My real concern, and
this has been true in my own classes as well as in every other teacher's
beginning Mandarin classes that I have sat in on at ALESN, is this: ethnically
Chinese students in our program who can already read characters and who
already speak a different Chinese dialect, who have insisted on only
reading characters in Mandarin I class instead of learning pinyin.
These students have consistently butchered their pronunciation of
Mandarin and set a horrible example for non-ethnically Chinese beginner
students in our program, who see and hear these ethnically Chinese students with
horrible pronunciation and subconsciously assume that these students must be correct BECAUSE THEY
ARE CHINESE.
This is especially bad in a class with, say, I don't know, A WHITE TEACHER, because subconsciously
every non-ethnically Chinese student in the class will expect the
ethnically Chinese students to speak Mandarin more accurately than a
white person.
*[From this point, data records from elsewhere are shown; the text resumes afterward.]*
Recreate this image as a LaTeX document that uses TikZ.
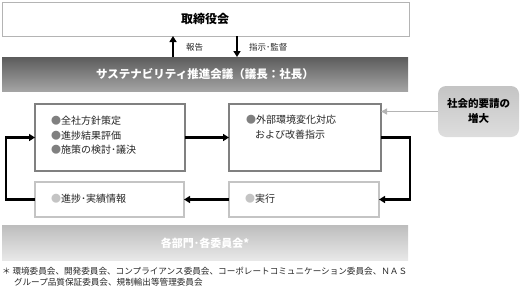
\documentclass[tikz,border=0pt]{standalone}
\usepackage{fontspec}
\setmainfont{Noto Sans CJK JP}
\usetikzlibrary{arrows.meta,calc}
\definecolor{bandtop}{HTML}{5C5C5C}
\definecolor{bandbot}{HTML}{A4A4A4}
\definecolor{lowtop}{HTML}{BDBDBD}
\definecolor{lowbot}{HTML}{E8E8E8}
\definecolor{soctop}{HTML}{C4C4C4}
\definecolor{socbot}{HTML}{DEDEDE}
\definecolor{darkedge}{HTML}{808080}
\definecolor{lightedge}{HTML}{C4C4C4}
\definecolor{topedge}{HTML}{B4B4B4}
\tikzset{
  every node/.style={inner sep=0pt, outer sep=0pt},
  topbox/.style={draw=topedge, line width=0.8pt, fill=white, anchor=north west},
  band/.style={anchor=north west, top color=bandtop, bottom color=bandbot, draw=none},
  lowband/.style={anchor=north west, top color=lowtop, bottom color=lowbot, draw=none},
  darkbox/.style={draw=darkedge, line width=2pt, fill=white, anchor=north west},
  lightbox/.style={draw=lightedge, line width=2pt, fill=white, anchor=north west},
  socbox/.style={anchor=north west, rounded corners=8pt, top color=soctop, bottom color=socbot, draw=none},
  txt/.style={anchor=west, font=\fontsize{10pt}{12pt}\selectfont, text=black!85},
  lbl/.style={anchor=west, font=\fontsize{8.5pt}{10pt}\selectfont, text=black!85},
  loopline/.style={line width=2.3pt, -{Triangle[length=6pt,width=7pt]}},
  vline/.style={line width=2pt, -{Triangle[length=6pt,width=7pt]}},
  grayline/.style={draw=topedge, line width=1.5pt, -{Triangle[length=6pt,width=6pt]}},
  note/.style={anchor=west, font=\fontsize{8.6pt}{10pt}\selectfont, text=black!85}
}
\begin{document}
\begin{tikzpicture}[x=1pt,y=-1pt]
\useasboundingbox (0,0) rectangle (526,287);
% top box
\node[topbox, minimum width=407pt, minimum height=34pt] (board) at (2,2) {};
\node[font=\bfseries\fontsize{12pt}{14pt}\selectfont] (boardt) at (205,19) {取締役会};
% dark band
\node[band, minimum width=406pt, minimum height=34pt] (sc) at (2,57) {};
\node[font=\bfseries\fontsize{11.5pt}{14pt}\selectfont, text=white] (sct) at (205,74) {サステナビリティ推進会議（議長：社長）};
% arrows between
\coordinate (upb) at (173,57);
\coordinate (upt) at (173,36);
\coordinate (dnt) at (237,36);
\coordinate (dnb) at (237,57);
\draw[vline] (upb) -- (upt);
\draw[vline] (dnt) -- (dnb);
\node[lbl] (rep) at (186,47) {報告};
\node[lbl] (ins) at (249,47) {指示･監督};
% four boxes
\node[darkbox, minimum width=150pt, minimum height=67pt] (b1) at (35,104) {};
\node[darkbox, minimum width=152pt, minimum height=67pt] (b2) at (229,104) {};
\node[lightbox, minimum width=149pt, minimum height=35pt] (b3) at (35,182) {};
\node[lightbox, minimum width=150pt, minimum height=35pt] (b4) at (229,182) {};
\node[txt] (t11) at (51,121) {\textcolor{darkedge}{●}全社方針策定};
\node[txt] (t12) at (51,135.5) {\textcolor{darkedge}{●}進捗結果評価};
\node[txt] (t13) at (51,150) {\textcolor{darkedge}{●}施策の検討･議決};
\node[txt] (t21) at (246,120) {\textcolor{darkedge}{●}外部環境変化対応};
\node[txt] (t22) at (255,135) {および改善指示};
\node[txt] (t31) at (51,199) {\textcolor{lightedge}{●}進捗･実績情報};
\node[txt] (t41) at (245,199) {\textcolor{lightedge}{●}実行};
% loop connectors
\draw[loopline] (b1.east) -- (b2.west);
\draw[loopline] (b2.east) -- ++(29,0) |- (b4.east);
\draw[loopline] (b4.west) -- (b3.east);
\draw[loopline] (b3.west) -- ++(-29,0) |- (b1.west);
% social box
\node[socbox, minimum width=81pt, minimum height=51pt] (soc) at (438,86) {};
\node[font=\bfseries\fontsize{10.5pt}{15pt}\selectfont, align=center] (soct) at (soc.center) {社会的要請の\\増大};
\draw[grayline] (soc.west) -- (soc.west -| b2.east);
% lower band
\node[lowband, minimum width=406pt, minimum height=35pt] (dept) at (2,225) {};
\node[font=\bfseries\fontsize{11pt}{14pt}\selectfont, text=white] (deptt) at (205,243) {各部門･各委員会*};
% footnote
\node[note] (n1) at (2,271) {＊ 環境委員会、開発委員会、コンプライアンス委員会、コーポレートコミュニケーション委員会、ＮＡＳ};
\node[note] (n2) at (14,282) {グループ品質保証委員会、規制輸出等管理委員会};
\end{tikzpicture}
\end{document}
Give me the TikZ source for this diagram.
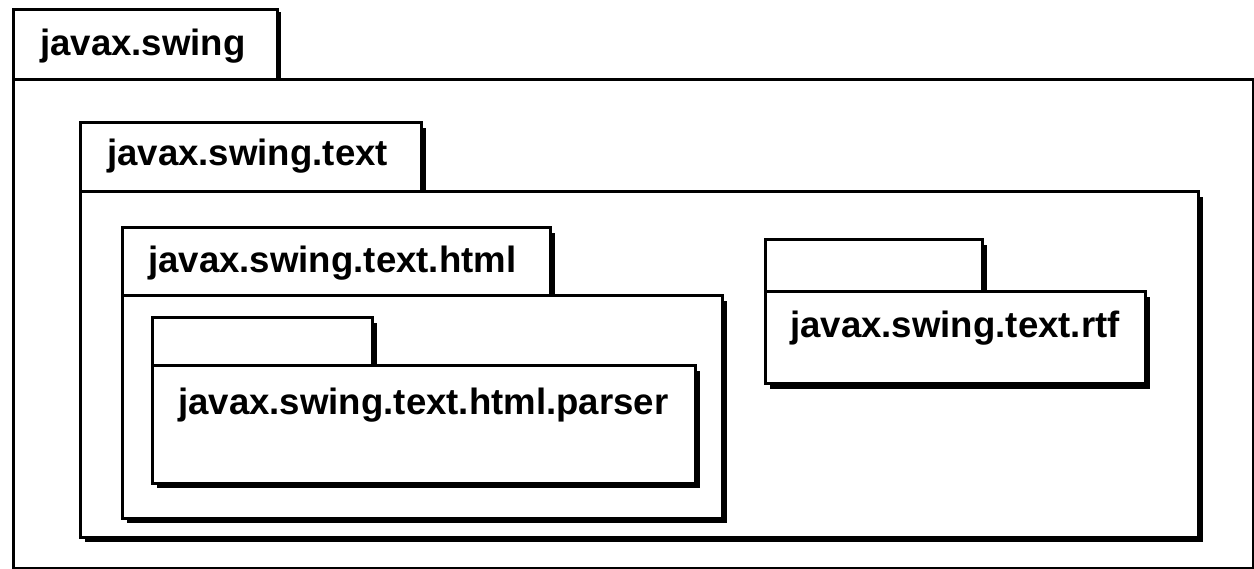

This phenomenon has also been proven through
psycho-linguistic research. I challenge the other teachers in our program to point out
even one example from last year of an absolute beginner Mandarin student
who came to class already reading characters and already speaking
another Chinese dialect, who insisted on only reading the characters and
not ever learning pinyin, who produced anything even remotely sounding
like standard spoken Mandarin by the end of the year. It is simply not
possible because of a well-documented phenomenon known as interference.
Our ethnically Chinese beginner Mandarin students need all the
pronunciation help they can get, and forcing them to learn pinyin is the
better option of the two when teaching from the first textbook.